● **Task description**:
Pictures stay out of this copy, which runs from the first line of the material through the line containing "const colors = ['#4A0057', '#6E6E6E', '#DF8F00', '#B5000F'];".

>> BEGIN

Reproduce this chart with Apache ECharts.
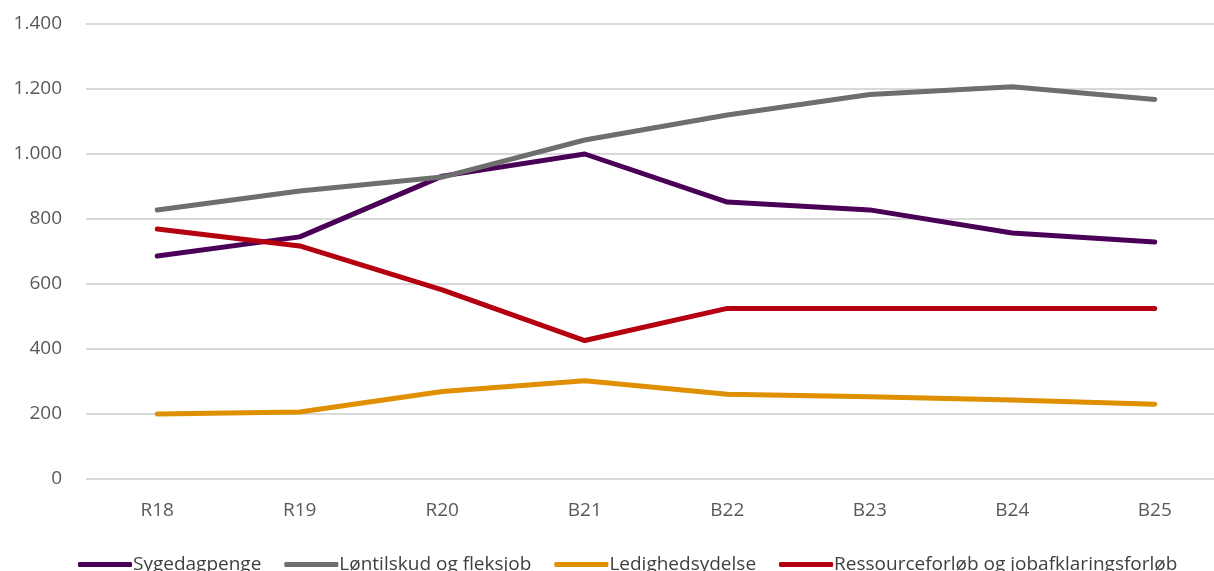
<!DOCTYPE html>
<html>
<head>
<meta charset="utf-8">
<script src="https://cdn.jsdelivr.net/npm/echarts@6/dist/echarts.min.js"></script>
<style>html,body{margin:0;padding:0;background:#fff;overflow:hidden;}#c{width:1226px;height:571px;}</style>
</head>
<body>
<div id="c"></div>
<script>
const categories = ['R18','R19','R20','B21','B22','B23','B24','B25'];
const seriesNames = ['Sygedagpenge','Løntilskud og fleksjob','Ledighedsydelse','Ressourceforløb og jobafklaringsforløb'];
const sygedagpenge = [686, 745, 932, 1000, 852, 828, 757, 729];
const loentilskud = [828, 886, 929, 1043, 1120, 1183, 1207, 1168];
const ledighedsydelse = [200, 206, 269, 302, 261, 253, 243, 230];
const ressourceforloeb = [769, 717, 582, 426, 525, 525, 525, 525];
const yTicks = {min: 0, max: 1400, interval: 200};
const colors = ['#4A0057', '#6E6E6E', '#DF8F00', '#B5000F'];

const chart = echarts.init(document.getElementById('c'), null, {renderer: 'canvas'});
const allData = [sygedagpenge, loentilskud, ledighedsydelse, ressourceforloeb];
const font = 'Open Sans, sans-serif';
chart.setOption({
  animation: false,
  color: colors,
  grid: {left: 86, right: 0, top: 24, bottom: 92, containLabel: false},
  legend: {
    top: 550, left: 73,
    itemWidth: 54, itemHeight: 5, itemGap: 23,
    icon: 'roundRect',
    textStyle: {fontFamily: font, fontSize: 19, color: '#404040', padding: [0,0,0,-4]},
    data: seriesNames
  },
  xAxis: {
    type: 'category', data: categories, boundaryGap: true,
    axisLine: {show: false}, axisTick: {show: false},
    axisLabel: {fontFamily: font, fontSize: 19, color: '#595959', margin: 22}
  },
  yAxis: {
    type: 'value', min: yTicks.min, max: yTicks.max, interval: yTicks.interval,
    axisLine: {show: false}, axisTick: {show: false},
    splitLine: {lineStyle: {color: '#D9D9D9', width: 2}},
    axisLabel: {fontFamily: font, fontSize: 19, color: '#595959', margin: 24,
      formatter: v => v.toString().replace(/\B(?=(\d{3})+(?!\d))/g, '.')}
  },
  series: seriesNames.map((n, i) => ({
    name: n, type: 'line', data: allData[i], symbol: 'none',
    lineStyle: {width: 5, cap: 'round', join: 'round'}
  }))
});
</script>
</body>
</html>
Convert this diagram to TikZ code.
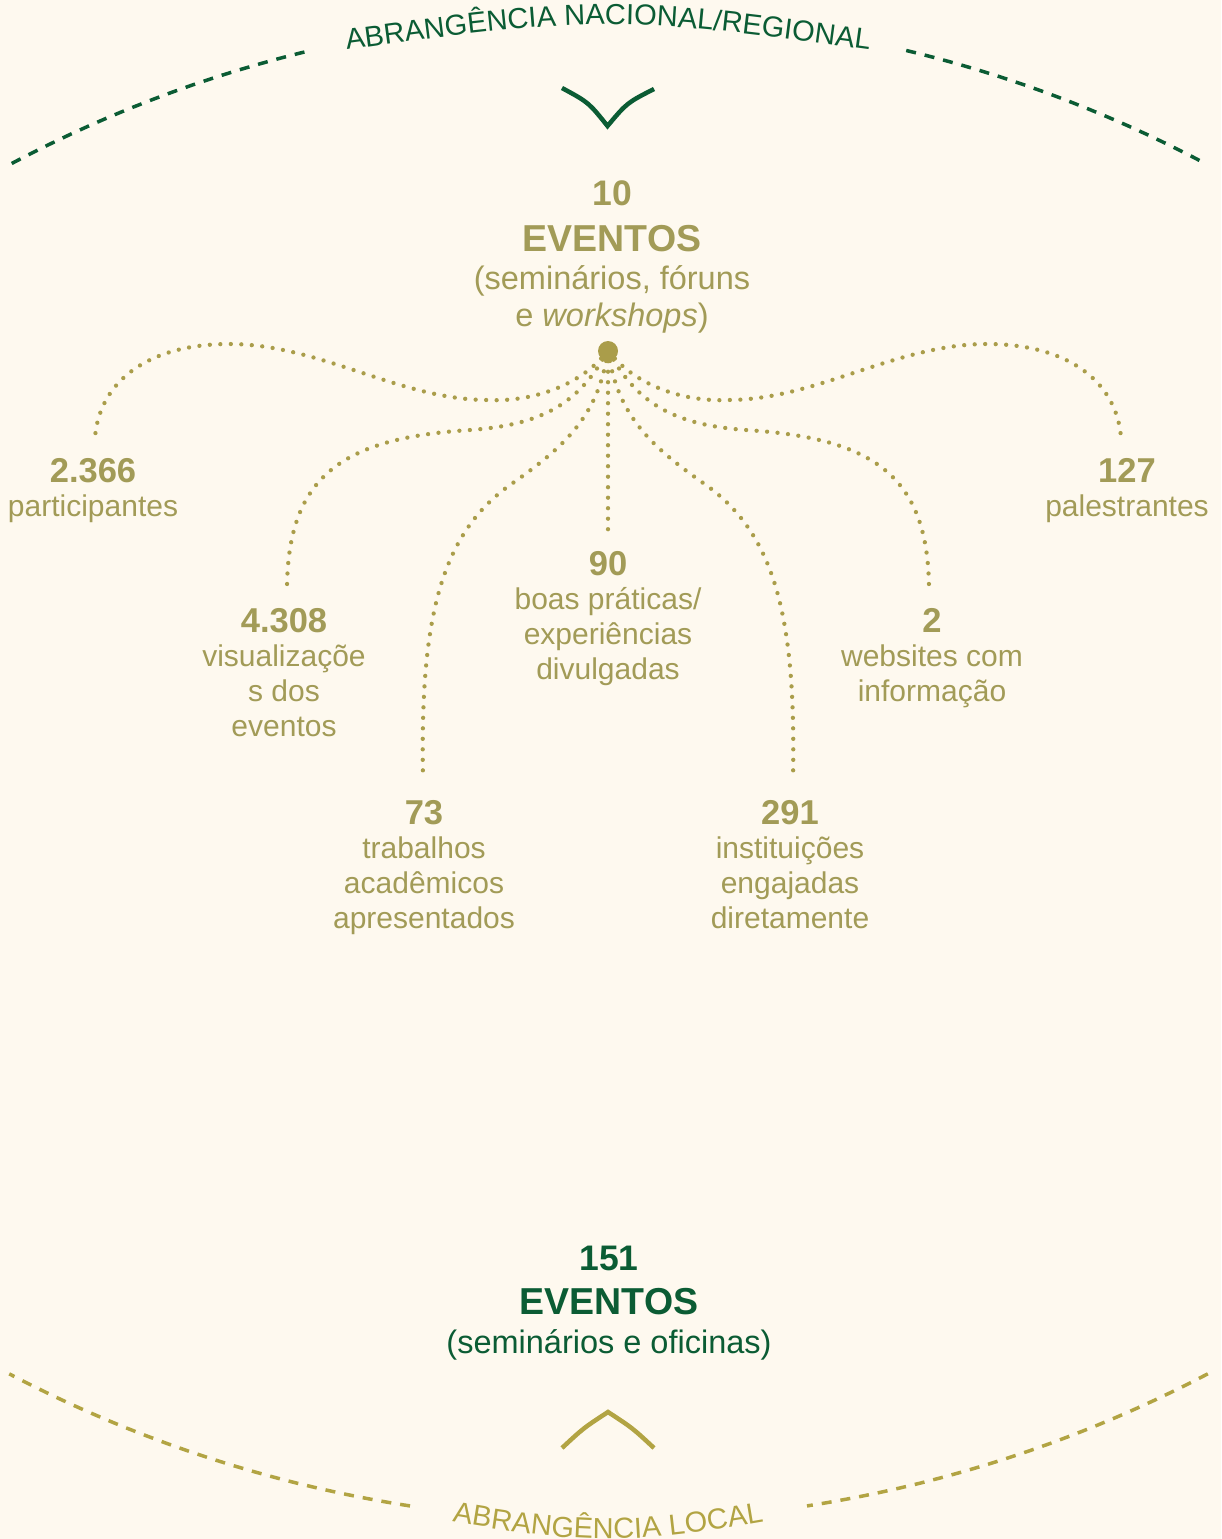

>> END

● **Exercise response**:
Reproduce this chart with Apache ECharts.
<!DOCTYPE html>
<html>
<head>
<meta charset="utf-8">
<script src="https://cdn.jsdelivr.net/npm/echarts@6/dist/echarts.min.js"></script>
<style>html,body{margin:0;padding:0;background:#fff;overflow:hidden;}#c{width:1226px;height:571px;}</style>
</head>
<body>
<div id="c"></div>
<script>
const categories = ['R18','R19','R20','B21','B22','B23','B24','B25'];
const seriesNames = ['Sygedagpenge','Løntilskud og fleksjob','Ledighedsydelse','Ressourceforløb og jobafklaringsforløb'];
const sygedagpenge = [686, 745, 932, 1000, 852, 828, 757, 729];
const loentilskud = [828, 886, 929, 1043, 1120, 1183, 1207, 1168];
const ledighedsydelse = [200, 206, 269, 302, 261, 253, 243, 230];
const ressourceforloeb = [769, 717, 582, 426, 525, 525, 525, 525];
const yTicks = {min: 0, max: 1400, interval: 200};
const colors = ['#4A0057', '#6E6E6E', '#DF8F00', '#B5000F'];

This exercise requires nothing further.